Hall also set out “four Cs” that he believes are the mark of good leadership: conviction, confidence, challenge and culture. Leaders, he argued, must have courage of conviction and confidence to lead change when they are taking their organisation in a new direction; they should be able to challenge the status quo, but in “the right way” to ensure they can bring change; and they need to consider the culture they are creating in their organisation. “The role of the leaders is to set the right cultural feel for a place so that your people behave and work together in a way that shows the organisation in the right way,” he said.
Open
Moriarty’s final principle is one that has characterised her time at Defra: being open. This began even before she joined the department, she said. During the recruitment process she asked whether she could run a workshop at the staff panel, rather than presenting on her own vision for the department which is the usual format for this part of a perm sec recruitment process. To start the workshop she asked members of the panel to share one thing they did outside work – resulting in a “fascinating” conversation. “It created energy and it created connections,” says Moriarty. “It allowed people to have conversations in different ways and it is something that I tumbled on by chance, I've used a lot since then.”

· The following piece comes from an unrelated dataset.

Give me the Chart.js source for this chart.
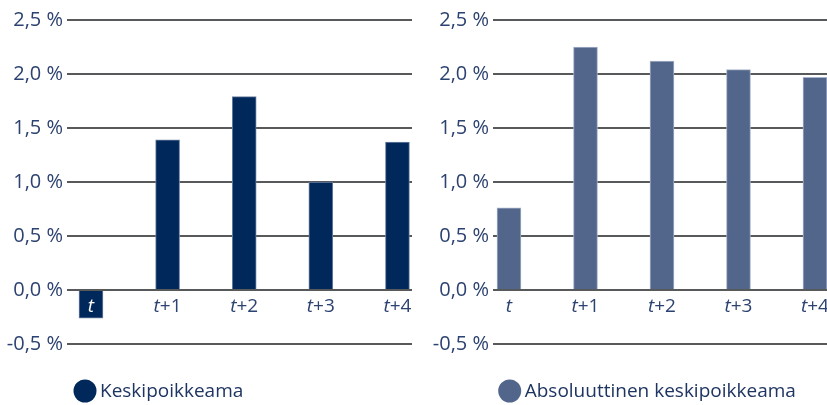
<!DOCTYPE html>
<html>
<head>
<meta charset="utf-8">
<script src="https://cdn.jsdelivr.net/npm/chart.js@4/dist/chart.umd.min.js"></script>
<style>
  html, body { margin: 0; padding: 0; background: #fff; }
  #wrap { position: relative; width: 827px; height: 405px; overflow: hidden; }
  #wrap canvas { position: absolute; top: 0; }
  #left { left: 0; }
  #right { left: 410px; }
</style>
</head>
<body>
<div id="wrap">
  <canvas id="left" width="420" height="405"></canvas>
  <canvas id="right" width="430" height="405"></canvas>
</div>
<script>
const categories = ['t', 't+1', 't+2', 't+3', 't+4'];
const keskipoikkeama = [-0.26, 1.39, 1.79, 1.0, 1.37];
const absKeskipoikkeama = [0.76, 2.25, 2.12, 2.04, 1.97];
const yMin = -0.5, yMax = 2.5, yStep = 0.5;

const FONT = '"Open Sans", "Liberation Sans", sans-serif';
const TEXT = '#2c4270';
const GRID = '#58595b';

// Category labels: italic "t" followed by an upright offset ("+1" ...)
const tickLabels = {
  id: 'tickLabels',
  afterDatasetsDraw(chart) {
    const { ctx, scales: { x, y } } = chart;
    const data = chart.data.datasets[0].data;
    const base = y.getPixelForValue(0) + 22;
    ctx.save();
    ctx.textBaseline = 'alphabetic';
    ctx.textAlign = 'left';
    categories.forEach((label, i) => {
      const head = label.charAt(0), tail = label.slice(1);
      ctx.font = 'italic 19px ' + FONT;
      const w1 = ctx.measureText(head).width;
      ctx.font = '19px ' + FONT;
      const w2 = ctx.measureText(tail).width;
      const left = x.getPixelForValue(i) - (w1 + w2) / 2;
      ctx.fillStyle = data[i].y < 0 ? '#ffffff' : TEXT;
      ctx.font = 'italic 19px ' + FONT;
      ctx.fillText(head, left, base);
      ctx.font = '19px ' + FONT;
      ctx.fillText(tail, left + w1, base);
    });
    ctx.restore();
  }
};

// Round-dot legend under the plot
const dotLegend = {
  id: 'dotLegend',
  afterDraw(chart, args, opts) {
    const { ctx } = chart;
    const ds = chart.data.datasets[0];
    ctx.save();
    ctx.fillStyle = ds.backgroundColor;
    ctx.beginPath();
    ctx.arc(opts.x, opts.y, 11.5, 0, Math.PI * 2);
    ctx.fill();
    ctx.font = '19px ' + FONT;
    ctx.fillStyle = '#1e3461';
    ctx.textBaseline = 'middle';
    ctx.fillText(ds.label, opts.x + 15, opts.y + 1);
    ctx.restore();
  }
};

function makeChart(id, values, color, edge, label, xMin, xMax, axisWidth, padRight, legendX) {
  return new Chart(document.getElementById(id), {
    type: 'bar',
    data: {
      datasets: [{
        label: label,
        data: values.map((v, i) => ({ x: i, y: v })),
        backgroundColor: color,
        borderColor: edge,
        borderWidth: 1,
        barThickness: 24
      }]
    },
    options: {
      responsive: false,
      animation: false,
      devicePixelRatio: 1,
      layout: { padding: { top: 20, bottom: 61, left: 0, right: padRight } },
      plugins: {
        legend: { display: false },
        tooltip: { enabled: false },
        dotLegend: { x: legendX, y: 391 }
      },
      scales: {
        x: {
          type: 'linear',
          display: false,
          offset: false,
          min: xMin,
          max: xMax
        },
        y: {
          min: yMin,
          max: yMax,
          afterFit: s => { s.width = axisWidth; },
          border: { display: false },
          grid: { color: GRID, lineWidth: 2, drawTicks: false },
          ticks: {
            stepSize: yStep,
            padding: 4,
            color: TEXT,
            font: { family: FONT, size: 20 },
            callback: v => v.toFixed(1).replace('.', ',') + ' %'
          }
        }
      }
    },
    plugins: [tickLabels, dotLegend]
  });
}

makeChart('left', keskipoikkeama, '#00285a', '#6f82a3', 'Keskipoikkeama',
  -0.313, 4.19, 67, 8, 85);
makeChart('right', absKeskipoikkeama, '#52668c', '#a6b3c8', 'Absoluuttinen keskipoikkeama',
  -0.209, 4.327, 83, 0, 99.7);
</script>
</body>
</html>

Moriarty says the “open” principle is in some ways her favourite, because it can cover many ways of being open. It might mean being open with colleagues by brining your whole self to work – something that Moriarty works hard to encourage at Defra. “If what people tell me is true, and the word association for Clare Moriarty is now ‘bring yourself to work’, I couldn't happier with that,” she says.
It could mean being approachable, or creating an environment where people feel brave enough to work in the open rather than allowing fear of media reaction to prevent sensible policy discussions. It might mean being open to difference, open to challenge, or to new experiences, Moriarty explains.
“I'd like more accidents like those that have brought me the design principles that guide what I'm trying to do now,” she says. “By definition they were unplanned. If you're not looking, you're not open and ready to receive accidents when they arrive then you’re never going to be able to take advantage of them.”